Return only the lines from the top of the material through the line marked by "(0,0) rectangle (944,1560);", unaltered.

* [Given data]:
- - -

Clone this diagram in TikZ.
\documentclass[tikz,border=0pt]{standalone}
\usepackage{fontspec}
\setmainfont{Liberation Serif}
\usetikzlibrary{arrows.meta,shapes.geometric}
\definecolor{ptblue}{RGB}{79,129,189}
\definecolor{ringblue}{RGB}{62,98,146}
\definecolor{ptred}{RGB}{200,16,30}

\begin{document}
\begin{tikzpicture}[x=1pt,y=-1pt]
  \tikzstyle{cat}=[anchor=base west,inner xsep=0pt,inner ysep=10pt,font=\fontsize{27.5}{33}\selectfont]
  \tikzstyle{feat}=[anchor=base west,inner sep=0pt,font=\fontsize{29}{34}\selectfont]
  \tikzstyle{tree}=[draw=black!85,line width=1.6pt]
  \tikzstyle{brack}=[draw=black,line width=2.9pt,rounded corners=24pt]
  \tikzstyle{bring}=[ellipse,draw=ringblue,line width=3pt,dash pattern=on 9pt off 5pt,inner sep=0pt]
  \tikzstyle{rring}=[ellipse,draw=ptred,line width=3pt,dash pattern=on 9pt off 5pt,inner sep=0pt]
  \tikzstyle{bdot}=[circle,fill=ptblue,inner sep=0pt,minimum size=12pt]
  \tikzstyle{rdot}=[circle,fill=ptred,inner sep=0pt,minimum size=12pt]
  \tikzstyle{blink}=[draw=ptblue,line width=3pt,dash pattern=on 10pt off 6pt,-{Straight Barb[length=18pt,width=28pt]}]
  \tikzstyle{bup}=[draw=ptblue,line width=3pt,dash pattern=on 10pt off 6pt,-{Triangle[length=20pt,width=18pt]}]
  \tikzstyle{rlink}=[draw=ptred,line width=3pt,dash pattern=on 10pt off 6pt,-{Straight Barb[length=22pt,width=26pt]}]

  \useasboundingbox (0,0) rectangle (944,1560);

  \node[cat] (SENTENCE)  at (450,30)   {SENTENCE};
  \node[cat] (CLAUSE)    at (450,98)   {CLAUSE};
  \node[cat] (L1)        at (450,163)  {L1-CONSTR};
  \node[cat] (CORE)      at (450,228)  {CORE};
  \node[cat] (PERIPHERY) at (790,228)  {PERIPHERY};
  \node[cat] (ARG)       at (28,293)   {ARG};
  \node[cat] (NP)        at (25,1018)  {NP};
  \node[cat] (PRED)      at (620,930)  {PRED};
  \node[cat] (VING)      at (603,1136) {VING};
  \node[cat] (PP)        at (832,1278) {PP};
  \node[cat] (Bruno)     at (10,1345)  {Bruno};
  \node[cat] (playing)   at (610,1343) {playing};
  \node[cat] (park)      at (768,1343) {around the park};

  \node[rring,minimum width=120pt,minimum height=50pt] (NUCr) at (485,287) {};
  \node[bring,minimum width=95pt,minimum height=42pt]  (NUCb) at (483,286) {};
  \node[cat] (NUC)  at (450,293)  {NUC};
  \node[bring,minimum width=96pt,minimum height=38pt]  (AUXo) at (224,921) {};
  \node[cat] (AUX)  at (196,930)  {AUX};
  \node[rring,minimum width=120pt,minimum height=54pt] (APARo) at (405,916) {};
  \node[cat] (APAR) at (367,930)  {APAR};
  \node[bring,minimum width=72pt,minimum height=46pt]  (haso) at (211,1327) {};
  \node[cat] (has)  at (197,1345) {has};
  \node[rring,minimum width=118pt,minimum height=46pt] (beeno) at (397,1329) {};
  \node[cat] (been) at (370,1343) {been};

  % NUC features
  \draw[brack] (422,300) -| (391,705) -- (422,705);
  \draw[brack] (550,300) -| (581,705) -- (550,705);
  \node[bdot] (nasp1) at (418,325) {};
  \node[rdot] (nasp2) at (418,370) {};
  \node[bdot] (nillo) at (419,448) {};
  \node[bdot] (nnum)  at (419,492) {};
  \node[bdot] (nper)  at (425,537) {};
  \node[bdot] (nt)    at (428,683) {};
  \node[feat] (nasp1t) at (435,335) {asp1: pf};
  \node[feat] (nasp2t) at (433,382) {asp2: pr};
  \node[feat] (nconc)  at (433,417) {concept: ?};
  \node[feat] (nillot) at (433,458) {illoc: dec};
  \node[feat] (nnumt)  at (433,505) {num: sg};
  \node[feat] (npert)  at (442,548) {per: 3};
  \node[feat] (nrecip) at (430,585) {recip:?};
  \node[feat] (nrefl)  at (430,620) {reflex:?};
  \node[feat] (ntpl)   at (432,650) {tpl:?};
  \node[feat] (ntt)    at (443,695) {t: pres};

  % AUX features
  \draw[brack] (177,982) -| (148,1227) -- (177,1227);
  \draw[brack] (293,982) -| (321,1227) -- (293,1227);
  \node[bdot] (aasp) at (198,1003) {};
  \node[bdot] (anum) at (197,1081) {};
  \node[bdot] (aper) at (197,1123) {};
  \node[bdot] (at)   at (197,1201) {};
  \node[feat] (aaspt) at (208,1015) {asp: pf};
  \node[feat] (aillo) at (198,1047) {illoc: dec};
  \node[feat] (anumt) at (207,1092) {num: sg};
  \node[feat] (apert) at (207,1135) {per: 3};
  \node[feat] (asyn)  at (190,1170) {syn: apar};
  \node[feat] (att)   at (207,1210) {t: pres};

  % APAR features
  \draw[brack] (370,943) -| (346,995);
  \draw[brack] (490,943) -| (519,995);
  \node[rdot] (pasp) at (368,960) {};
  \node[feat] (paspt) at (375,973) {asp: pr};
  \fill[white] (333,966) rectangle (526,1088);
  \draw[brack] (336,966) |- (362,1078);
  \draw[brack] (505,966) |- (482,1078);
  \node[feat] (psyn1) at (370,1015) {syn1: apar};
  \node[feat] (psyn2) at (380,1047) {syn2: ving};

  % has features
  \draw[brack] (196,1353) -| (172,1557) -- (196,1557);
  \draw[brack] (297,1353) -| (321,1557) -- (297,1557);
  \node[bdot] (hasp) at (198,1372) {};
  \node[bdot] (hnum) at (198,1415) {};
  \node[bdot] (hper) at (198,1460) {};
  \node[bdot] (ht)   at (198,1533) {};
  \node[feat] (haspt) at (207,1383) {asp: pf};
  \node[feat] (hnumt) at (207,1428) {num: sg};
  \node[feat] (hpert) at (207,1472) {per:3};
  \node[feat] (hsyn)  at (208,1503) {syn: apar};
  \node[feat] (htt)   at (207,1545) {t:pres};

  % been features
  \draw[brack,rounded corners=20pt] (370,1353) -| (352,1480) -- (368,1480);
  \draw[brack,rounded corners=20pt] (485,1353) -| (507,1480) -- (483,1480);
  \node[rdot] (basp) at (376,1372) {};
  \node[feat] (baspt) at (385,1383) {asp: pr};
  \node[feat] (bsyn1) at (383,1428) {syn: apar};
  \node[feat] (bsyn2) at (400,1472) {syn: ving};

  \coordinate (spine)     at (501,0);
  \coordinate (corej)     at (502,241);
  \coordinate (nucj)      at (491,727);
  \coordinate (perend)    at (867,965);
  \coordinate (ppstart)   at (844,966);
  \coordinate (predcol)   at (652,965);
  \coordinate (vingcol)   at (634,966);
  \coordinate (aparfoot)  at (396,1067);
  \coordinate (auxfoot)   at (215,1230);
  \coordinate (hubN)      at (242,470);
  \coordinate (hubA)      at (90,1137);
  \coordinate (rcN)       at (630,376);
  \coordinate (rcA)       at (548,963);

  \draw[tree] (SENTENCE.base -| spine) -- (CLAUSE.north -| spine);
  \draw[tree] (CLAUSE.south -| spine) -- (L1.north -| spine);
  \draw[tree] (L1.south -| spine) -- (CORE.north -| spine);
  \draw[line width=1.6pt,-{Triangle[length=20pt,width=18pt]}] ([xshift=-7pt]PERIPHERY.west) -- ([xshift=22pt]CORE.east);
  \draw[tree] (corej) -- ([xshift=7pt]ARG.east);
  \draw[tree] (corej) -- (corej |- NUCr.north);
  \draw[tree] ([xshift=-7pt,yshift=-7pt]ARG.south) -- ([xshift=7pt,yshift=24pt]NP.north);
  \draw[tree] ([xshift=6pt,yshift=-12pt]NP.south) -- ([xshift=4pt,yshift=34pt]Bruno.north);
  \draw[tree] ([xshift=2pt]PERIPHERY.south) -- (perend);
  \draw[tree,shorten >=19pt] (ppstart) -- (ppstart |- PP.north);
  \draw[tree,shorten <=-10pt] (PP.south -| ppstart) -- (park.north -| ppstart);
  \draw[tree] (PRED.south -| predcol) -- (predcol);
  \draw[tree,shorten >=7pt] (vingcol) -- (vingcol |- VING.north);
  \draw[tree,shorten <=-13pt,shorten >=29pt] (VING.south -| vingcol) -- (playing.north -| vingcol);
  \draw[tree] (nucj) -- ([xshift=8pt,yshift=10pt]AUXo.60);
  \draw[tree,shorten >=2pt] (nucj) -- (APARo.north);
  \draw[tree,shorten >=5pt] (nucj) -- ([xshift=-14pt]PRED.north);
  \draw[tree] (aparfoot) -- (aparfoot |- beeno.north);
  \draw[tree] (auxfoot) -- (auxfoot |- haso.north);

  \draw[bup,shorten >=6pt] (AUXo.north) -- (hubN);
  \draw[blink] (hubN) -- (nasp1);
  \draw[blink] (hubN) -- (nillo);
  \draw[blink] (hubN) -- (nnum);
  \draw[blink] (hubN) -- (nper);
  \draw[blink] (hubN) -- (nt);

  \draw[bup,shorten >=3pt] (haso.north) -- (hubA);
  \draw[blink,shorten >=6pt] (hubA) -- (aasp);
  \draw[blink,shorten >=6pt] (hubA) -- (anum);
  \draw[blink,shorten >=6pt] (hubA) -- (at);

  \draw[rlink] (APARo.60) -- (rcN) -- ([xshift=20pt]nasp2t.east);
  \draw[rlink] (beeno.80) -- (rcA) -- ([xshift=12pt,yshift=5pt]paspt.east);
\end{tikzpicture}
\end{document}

- - -

* [The output]:
Clone this diagram in TikZ.
\documentclass[tikz,border=0pt]{standalone}
\usepackage{fontspec}
\setmainfont{Liberation Serif}
\usetikzlibrary{arrows.meta,shapes.geometric}
\definecolor{ptblue}{RGB}{79,129,189}
\definecolor{ringblue}{RGB}{62,98,146}
\definecolor{ptred}{RGB}{200,16,30}

\begin{document}
\begin{tikzpicture}[x=1pt,y=-1pt]
  \tikzstyle{cat}=[anchor=base west,inner xsep=0pt,inner ysep=10pt,font=\fontsize{27.5}{33}\selectfont]
  \tikzstyle{feat}=[anchor=base west,inner sep=0pt,font=\fontsize{29}{34}\selectfont]
  \tikzstyle{tree}=[draw=black!85,line width=1.6pt]
  \tikzstyle{brack}=[draw=black,line width=2.9pt,rounded corners=24pt]
  \tikzstyle{bring}=[ellipse,draw=ringblue,line width=3pt,dash pattern=on 9pt off 5pt,inner sep=0pt]
  \tikzstyle{rring}=[ellipse,draw=ptred,line width=3pt,dash pattern=on 9pt off 5pt,inner sep=0pt]
  \tikzstyle{bdot}=[circle,fill=ptblue,inner sep=0pt,minimum size=12pt]
  \tikzstyle{rdot}=[circle,fill=ptred,inner sep=0pt,minimum size=12pt]
  \tikzstyle{blink}=[draw=ptblue,line width=3pt,dash pattern=on 10pt off 6pt,-{Straight Barb[length=18pt,width=28pt]}]
  \tikzstyle{bup}=[draw=ptblue,line width=3pt,dash pattern=on 10pt off 6pt,-{Triangle[length=20pt,width=18pt]}]
  \tikzstyle{rlink}=[draw=ptred,line width=3pt,dash pattern=on 10pt off 6pt,-{Straight Barb[length=22pt,width=26pt]}]

  \useasboundingbox (0,0) rectangle (944,1560);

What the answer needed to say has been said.